The first mistake is measuring only what the platform exposes by default. Native dashboards are useful, but they rarely reflect enterprise operating goals. The second is treating all failures equally. A transient webhook retry is not the same as a failed customer onboarding step or a blocked ERP posting. The third is ignoring manual intervention. Many workflows appear automated until hidden human work is counted.
Another common issue is separating monitoring from business ownership. Technical teams may track logs and alerts, while operations teams track outcomes, with no shared view of causality. This weakens root-cause analysis and slows remediation. Finally, many organizations delay governance instrumentation until after automation scales. By then, audit gaps, inconsistent naming, missing lineage and unclear ownership make reliable reporting expensive to retrofit.
How can enterprises connect metrics to ROI without oversimplifying value?
Business ROI in workflow automation should be framed as a portfolio of value, not a single labor-saving number. Leaders should evaluate direct efficiency gains, reduced exception handling, improved service consistency, faster revenue-supporting processes, lower compliance exposure and better management visibility. Some benefits are immediate and measurable in process terms. Others appear as reduced operational volatility, fewer escalations and stronger decision quality.
A mature ROI model links workflow metrics to business scenarios. If quote turnaround improves, does pipeline progression become more predictable? If onboarding delays fall, does customer activation improve? If ERP exception aging drops, does finance close with fewer manual interventions? This approach is more credible than broad claims about automation savings because it ties value to observable operating changes.
What implementation roadmap creates sustainable visibility?
Enterprises should build visibility in phases. Start by identifying a small number of high-value workflows that cross functions, such as lead-to-order, case-to-resolution, procure-to-pay or onboarding-to-activation. Map the workflow states, systems, owners, exceptions and approval points. Then define a minimum metric set that includes business outcome, process flow, technical execution and control posture.
Next, instrument the workflow architecture. This may include standardized event naming, correlation IDs, centralized logging, monitoring thresholds, observability dashboards and exception taxonomies. Process Mining can add value here by revealing actual flow patterns and hidden rework. Once baseline visibility is established, leaders can expand into predictive alerts, AI-assisted triage and executive scorecards.
- Phase 1: Select two to four cross-functional workflows with clear business ownership and measurable pain points.
- Phase 2: Standardize workflow states, event definitions, logging, monitoring and exception categories.

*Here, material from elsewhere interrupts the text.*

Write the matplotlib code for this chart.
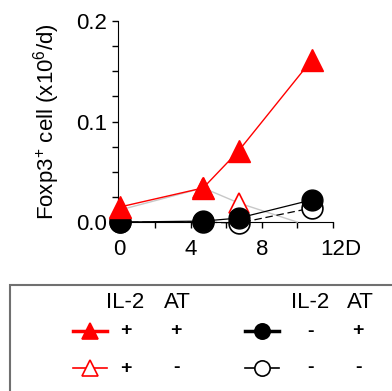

- Phase 3: Build role-based dashboards for executives, process owners, platform teams and partner delivery teams.
- Phase 4: Introduce governance controls, SLA alerts, compliance evidence capture and remediation workflows.
- Phase 5: Expand into AI-assisted automation, process mining insights and portfolio-level optimization.
For organizations delivering automation through channel models, SysGenPro can fit naturally as a partner-first White-label ERP Platform and Managed Automation Services provider when partners need a structured operating model for orchestration, governance and service delivery rather than a collection of disconnected tools. The strategic value is not just platform access, but partner enablement around repeatable visibility, control and lifecycle management.
What governance and risk controls should be built into metric programs?
Visibility without governance can create false confidence. Enterprises should define who owns workflow definitions, who approves metric changes, how exceptions are classified, how long logs are retained and how sensitive data is handled across integrations. Security and compliance teams should be able to trace workflow actions, approvals, data movement and AI-assisted decisions without depending on manual reconstruction.
This is particularly important in customer lifecycle automation and ERP automation, where workflow failures can affect contractual commitments, financial controls or regulated records. Governance should therefore include access controls, segregation of duties where required, audit trail completeness, change management discipline and periodic metric reviews to ensure dashboards still reflect business reality.
How will workflow automation metrics evolve over the next few years?
The next phase of enterprise automation measurement will move from static reporting to adaptive operational intelligence. More organizations will combine workflow telemetry, process mining, business context and AI-assisted analysis to identify bottlenecks before they become service issues. AI Agents may increasingly participate in triage, routing and knowledge retrieval through RAG, but executive trust will depend on transparent controls and measurable intervention quality.
Another likely shift is the rise of portfolio-level automation governance. Instead of reviewing workflows one by one, leaders will compare automation assets by business criticality, resilience, compliance exposure and partner dependency. This will favor architectures that support strong observability, reusable orchestration patterns and clear ownership across the partner ecosystem.
Executive Conclusion
SaaS workflow automation metrics are not a reporting exercise. They are the management system that turns automation from isolated task execution into enterprise operational visibility. The strongest programs measure business outcomes, process flow, technical execution and control posture together. They use workflow orchestration to create traceability across systems, apply governance early, and connect metrics directly to executive decisions about investment, risk and scale.
For ERP partners, MSPs, SaaS providers, cloud consultants, AI solution providers and enterprise leaders, the practical recommendation is clear: do not ask how many workflows are live. Ask whether your organization can see where value is created, where risk is accumulating and where cross-functional execution is breaking down. When that visibility exists, automation becomes easier to govern, easier to improve and far more valuable to the business.